それまで寮生活をしていた私は彼の実家の近くに下宿を探してもらい、クリスチャン・ホ−ムの鈴木家の方々とも親しくさせていただいた。戦後もまだ三年、戦災都市豊橋での市民生活は厳しかった。実際、彼の家も文字どうりバラックであったように思う。しかし、彼の家庭の雰囲気は明るかった。私はクリスチャン・ホ−ムのあたたかさを知った。そして、毎日曜日彼とともに昇天教会に通い、大西牧師の説教を聞いた。毎夜、聖書を開いて読んだが、私の力ではとうていその内容を理解することはできなかった。そんなとき、もちろん私は鈴木に質問したはずだが彼からは「わからん。わからんから教会へ行くのさ」という返事が返ってくることが多かったように思う。

 鈴木との交わりが親しくなっていったある日、私は下宿の主人Iさんからこんな事を聞いた。

「鈴木さんと、鈴木家の皆さんはとてもいい方だけれど戦争中は特高警察ににらまれていたんですよ。何しろ鈴木さんのお父さんはヤソ教の信者で、出征兵士を送る会のときなど、たった一人鳥居をくぐらず神社に頭を下げなかったもんだから――」

その話については、当時鈴木には言わなかった。が、彼のお父さんの温顔に接するたびに戦時下、キリスト者としてつねに監視の対象にされていた厳しさを耐えてきたことへの尊敬の気持ちがわいてきた。兵学校入学者も厳重な身元調べがあったことは知っていたが、あの時、丸山教官が「二人の耶蘇教徒がいるはず」とさりげなく言われたことも、鈴木家への調査があってのことだったと後で気づいた。

 それから半世紀の間、私は鈴木と何度も会った。しかし、兵学校や、ここに記したようなことについては一度も話し合うことはなかった。

―― 3 ――

海軍兵学校最後の在学生(七十八期生)としての生活はオリエンテ−ションの期間を加えてもわずか五ヶ月にもかかわらず、戦後においても連帯の意識は強く、同窓会も全国的な集会、クラス別の集会がしばしば開かれてきた。私は鈴木をはじめとする三〇八分隊のクラス・メイトや丸山(後に佐藤と改正)教官への人間的つながりだけは大切にしてきたつもりだ。

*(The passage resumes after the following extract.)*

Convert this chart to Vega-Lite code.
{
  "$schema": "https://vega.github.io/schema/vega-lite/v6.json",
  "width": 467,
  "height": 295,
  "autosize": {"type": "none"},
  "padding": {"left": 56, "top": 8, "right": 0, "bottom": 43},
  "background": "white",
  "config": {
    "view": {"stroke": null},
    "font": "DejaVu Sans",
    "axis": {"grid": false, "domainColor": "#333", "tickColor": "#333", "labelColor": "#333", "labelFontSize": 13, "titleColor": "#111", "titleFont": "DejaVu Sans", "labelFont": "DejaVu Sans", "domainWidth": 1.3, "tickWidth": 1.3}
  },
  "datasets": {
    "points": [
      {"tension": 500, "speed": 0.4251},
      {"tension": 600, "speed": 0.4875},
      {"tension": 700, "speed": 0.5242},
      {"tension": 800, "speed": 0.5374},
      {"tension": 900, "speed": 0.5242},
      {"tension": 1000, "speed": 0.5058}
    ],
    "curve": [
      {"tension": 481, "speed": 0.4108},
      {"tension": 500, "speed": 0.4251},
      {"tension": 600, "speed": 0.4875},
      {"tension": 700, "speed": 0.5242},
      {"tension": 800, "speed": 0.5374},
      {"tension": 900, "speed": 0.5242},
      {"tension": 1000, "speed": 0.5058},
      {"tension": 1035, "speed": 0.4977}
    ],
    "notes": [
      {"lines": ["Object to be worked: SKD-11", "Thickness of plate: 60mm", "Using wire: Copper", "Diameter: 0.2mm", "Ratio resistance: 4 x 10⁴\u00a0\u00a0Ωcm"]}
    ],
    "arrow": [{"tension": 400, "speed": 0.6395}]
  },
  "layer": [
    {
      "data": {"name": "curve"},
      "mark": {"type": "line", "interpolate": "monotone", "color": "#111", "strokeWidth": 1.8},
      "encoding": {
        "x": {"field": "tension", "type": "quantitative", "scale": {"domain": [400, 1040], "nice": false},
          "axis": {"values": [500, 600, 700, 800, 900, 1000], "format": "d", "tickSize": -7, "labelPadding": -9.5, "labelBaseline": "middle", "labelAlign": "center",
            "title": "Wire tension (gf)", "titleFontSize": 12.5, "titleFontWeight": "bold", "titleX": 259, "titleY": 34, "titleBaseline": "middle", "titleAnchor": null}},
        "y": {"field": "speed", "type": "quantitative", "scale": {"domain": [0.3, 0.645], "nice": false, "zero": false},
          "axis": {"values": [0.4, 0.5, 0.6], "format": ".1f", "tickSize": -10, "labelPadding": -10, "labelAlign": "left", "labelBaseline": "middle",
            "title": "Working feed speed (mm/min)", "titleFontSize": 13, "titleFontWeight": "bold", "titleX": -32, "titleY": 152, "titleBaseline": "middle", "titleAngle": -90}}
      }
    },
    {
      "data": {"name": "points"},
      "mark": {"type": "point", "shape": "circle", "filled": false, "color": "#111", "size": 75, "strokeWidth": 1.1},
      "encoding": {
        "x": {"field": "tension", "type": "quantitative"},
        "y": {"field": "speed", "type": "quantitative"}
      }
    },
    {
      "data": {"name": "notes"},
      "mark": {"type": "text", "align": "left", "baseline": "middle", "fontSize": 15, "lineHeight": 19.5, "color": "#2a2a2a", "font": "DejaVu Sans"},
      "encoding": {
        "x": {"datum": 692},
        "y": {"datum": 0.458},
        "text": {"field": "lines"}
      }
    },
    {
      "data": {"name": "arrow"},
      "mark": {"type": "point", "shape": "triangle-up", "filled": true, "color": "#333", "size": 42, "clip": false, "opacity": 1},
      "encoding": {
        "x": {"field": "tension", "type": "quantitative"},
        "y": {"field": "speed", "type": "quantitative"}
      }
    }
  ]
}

一九九五年、海兵七十八期生の同窓会が金沢で開かれたとき、私はめずらしく妻とともに参加した。金沢が私たちにとって第二の故郷であったこと、その実行委員長を期友の武川昭男がつとめたからであった。鈴木とは同じホテルに泊まって食事をともにした。その時、私はここに記したことを始めて彼に語った。ところがそれを聞いた彼は驚いた表情で次のように言った。「そんな事始めて聞いたよ。おやじは戦前から熱心なクリスチャンだったから、戦時下に当局からにらまれていたことはあったかもしれない。しかし僕が兵学校に入るとき、“神社に対してだけは敬礼するように”といって送り出してくれたことが記憶に残っている。

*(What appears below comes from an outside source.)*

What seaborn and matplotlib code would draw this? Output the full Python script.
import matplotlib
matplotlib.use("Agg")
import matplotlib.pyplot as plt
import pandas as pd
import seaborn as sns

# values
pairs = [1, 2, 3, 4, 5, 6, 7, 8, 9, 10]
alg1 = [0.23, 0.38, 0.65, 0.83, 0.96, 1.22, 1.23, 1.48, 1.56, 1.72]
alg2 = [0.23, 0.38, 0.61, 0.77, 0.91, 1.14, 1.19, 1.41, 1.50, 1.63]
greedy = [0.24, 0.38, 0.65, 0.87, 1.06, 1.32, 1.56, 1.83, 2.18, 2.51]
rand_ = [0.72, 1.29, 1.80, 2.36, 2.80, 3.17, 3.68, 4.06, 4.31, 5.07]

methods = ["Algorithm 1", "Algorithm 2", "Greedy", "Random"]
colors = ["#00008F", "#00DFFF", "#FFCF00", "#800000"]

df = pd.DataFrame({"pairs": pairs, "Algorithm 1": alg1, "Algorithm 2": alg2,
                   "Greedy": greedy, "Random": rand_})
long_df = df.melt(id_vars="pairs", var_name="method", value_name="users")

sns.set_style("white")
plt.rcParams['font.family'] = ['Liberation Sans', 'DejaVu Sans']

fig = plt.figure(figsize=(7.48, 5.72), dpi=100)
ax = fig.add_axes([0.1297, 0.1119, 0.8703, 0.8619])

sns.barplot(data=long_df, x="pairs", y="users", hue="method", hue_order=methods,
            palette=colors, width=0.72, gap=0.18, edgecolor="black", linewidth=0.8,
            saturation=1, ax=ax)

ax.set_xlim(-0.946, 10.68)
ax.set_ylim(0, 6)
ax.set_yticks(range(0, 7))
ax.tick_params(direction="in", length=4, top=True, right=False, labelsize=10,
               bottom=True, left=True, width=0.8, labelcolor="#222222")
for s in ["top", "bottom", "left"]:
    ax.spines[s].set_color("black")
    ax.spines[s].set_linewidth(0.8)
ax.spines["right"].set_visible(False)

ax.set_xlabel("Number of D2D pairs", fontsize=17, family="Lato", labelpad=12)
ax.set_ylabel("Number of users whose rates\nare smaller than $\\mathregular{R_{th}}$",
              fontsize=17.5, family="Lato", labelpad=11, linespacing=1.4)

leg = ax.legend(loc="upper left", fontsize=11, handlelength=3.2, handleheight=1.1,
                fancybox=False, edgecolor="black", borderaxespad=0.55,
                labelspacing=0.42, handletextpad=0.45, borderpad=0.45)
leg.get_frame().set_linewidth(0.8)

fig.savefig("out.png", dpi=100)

私は鈴木に尊父について、豊橋と長野を往復する養蜂業に携わっておられたということ意外に知ることは少ない。その人が治安維持法と不敬罪を法的根拠とする特別警察の対象、戦争への不協力を疑われる「非国民」としてなぜ厳しい監視の対象になったのだろうか。いまの私に知るすべはない。しかし、故・山本三和人牧師もまた特高の監視下に置かれた「反戦牧師」であった事実を知るにつけ、鈴木の尊父の苦渋の日々が察せられる。

それにしても鈴木の尊父が息子をなぜあえて海軍兵学校へ志願入学させたのか。自らは神社参拝を拒否しながら、息子には「神社には頭を下げるように」といったのか。等々の疑問がわいてくる。苦渋の体験をした昭和史の証人はもはや真実を語ることなく旅立たれた。

<付記>

私は七月二日の受洗を名古屋にいる鈴木に「ロゴスno.40」とともに手紙で知らせた。彼は早速くれた電話で「おめでとう。しかし、驚いたも驚いた!こういうことがあるんだったら君にはもっと親切にしておくべきだったよ!」といって笑いあった。